Figure_1Chute de la population auvergnate entre 1886 et 1954 - Population de l’Auvergne aux recensements de 1831 à 2011

  • Source : Insee, Recensements de la population.

Le Puy-de-Dôme, seul bénéficiaire de l’embellie des Trente Glorieuses

En France, la reconstruction d’après-guerre et le dynamisme économique des Trente Glorieuses s’accompagnent d’un essor démographique sans précédent. Les décennies 1950-1970 sont celles du baby-boom. De 1954 à 1982, la population française croît de 0,8 % en moyenne par an. La démographie auvergnate, elle, est moins vigoureuse (+ 0,2 %). La natalité reste en deçà de la moyenne nationale et l’arrivée de travailleurs immigrés est moindre qu’en France. Cependant, de 1962 à 1982, les industries des bassins clermontois et montluçonnais attirent une importante communauté portugaise contribuant à leur essor démographique. Sur cette période, les apports de populations étrangères compensent les départs des jeunes auvergnats. La mécanisation et la concentration des exploitations agricoles limitent les débouchés des travailleurs des campagnes. S’ensuit une seconde vague d’exode rural, aussi massive qu’à la fin du XIXsiècle. Celle-ci bénéficie, cette fois, davantage aux villes de la région. Ainsi, tous les pôles urbains auvergnats, petits et grands, connaissent leur maximum de population sur cette période.
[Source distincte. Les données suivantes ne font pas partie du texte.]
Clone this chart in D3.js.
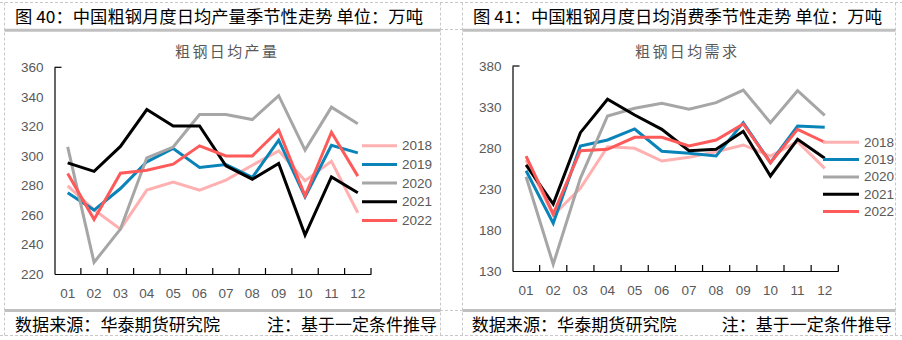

La croissance démographique ne bénéficie qu’au Puy-de-Dôme. Il gagne 113 200 habitants entre 1954 et 1982 (+ 0,7 % en moyenne annuelle). Dans l’Allier, le nombre d’habitants se stabilise. L’exode des jeunes cantaliens et altiligériens se poursuit. Le déclin démographique de ces deux départements perdure donc sur le même rythme qu’au début du siècle. Entre 1954 et 1982, le Cantal et la Haute-Loire perdent respectivement 14 000 et 10 000 habitants.

Le nouveau souffle des campagnes…proches des grands centres urbains

De 1982 à 1999, alors que la population française continue de croître (+ 0,4 % en moyenne chaque année), l’Auvergne cumule déficits naturel et migratoire. Durant cette période, la région perd 24 000 habitants, soit 1 % de population tous les ans.

Depuis le début des années 2000, la démographie auvergnate repart à la hausse. Cette croissance reste toutefois inférieure de moitié à la moyenne nationale. Ce nouveau regain démographique bénéficie essentiellement aux communes en périphérie des grands pôles urbains. Entre 1999 et 2011, le Puy-de-Dôme gagne 42 000 habitants. En Haute-Loire, la population augmente en moyenne de 0,5 % chaque année, comme en France métropolitaine. Dans l’Allier, le nombre d’habitants est stable, mettant fin à la baisse continue depuis 1968. Enfin, la population du Cantal continue de baisser. De 1831 à 2011, le département aura perdu 115 400 habitants, soit près de la moitié de sa population.

Figure_2D’un peuplement rural à un peuplement urbain - Population des communes auvergnates en 1911 et 2011

  • Source : Insee, Recensements de la population.